Optimize Worker cache
Workers keep a cache of Workflow Executions to improve performance by reducing replay overhead. However, larger caches
consume more memory. The temporal_sticky_cache_size tracks the size of the cache. If you observe high memory usage for
your Workers and high temporal_sticky_cache_size, you can be reasonably sure the cache is contributing to memory
pressure.
Having a high temporal_sticky_cache_size by itself isn't necessarily an issue, but if your Workers are memory-bound,
consider reducing the cache size to allow more concurrent executions. We recommend you experiment with different cache
sizes in a staging environment to find the optimal setting for your Workflows.
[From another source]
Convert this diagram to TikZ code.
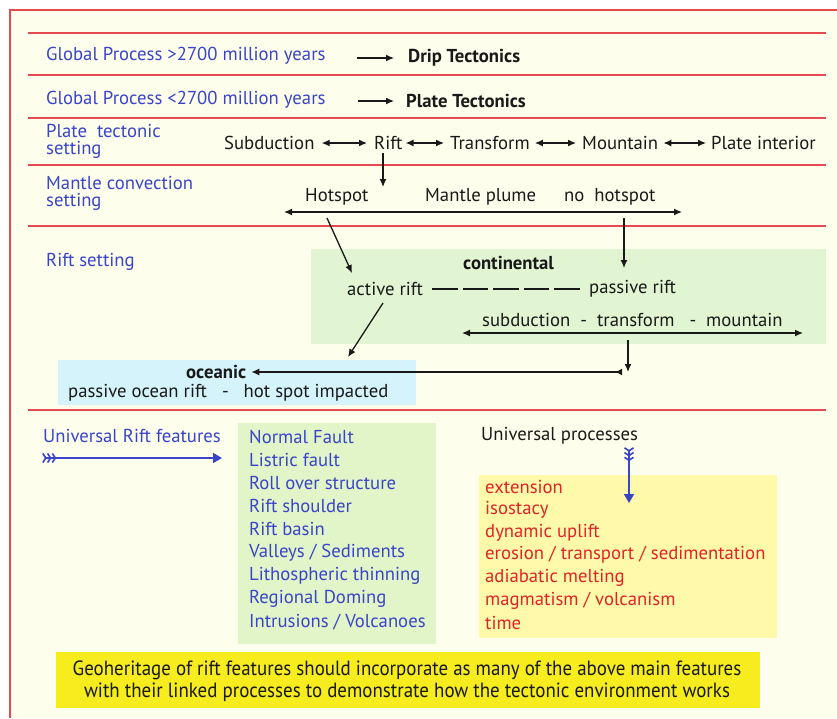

Refer to
Troubleshooting - Caching for more details on how to interpret
the different cache-related metrics.
Manage scale-down safely
Before shutting down a Worker, verify that it does not have too many active Tasks. This is especially relevant if your Workers are handling long-running, expensive Activities.
If worker_task_slots_available is or near zero, the Worker is running active Tasks. Shutting it down could trigger
expensive retries or timeouts for long-running Activities. Use
Graceful Shutdowns to allow the Worker to complete its
current Task before shutting down. All SDKs provide a way to configure Graceful Shutdowns. For example, the Go SDK has
the WorkerStopTimeout option that lets you
configure the amount of time the Worker has to complete its current Task before shutting down.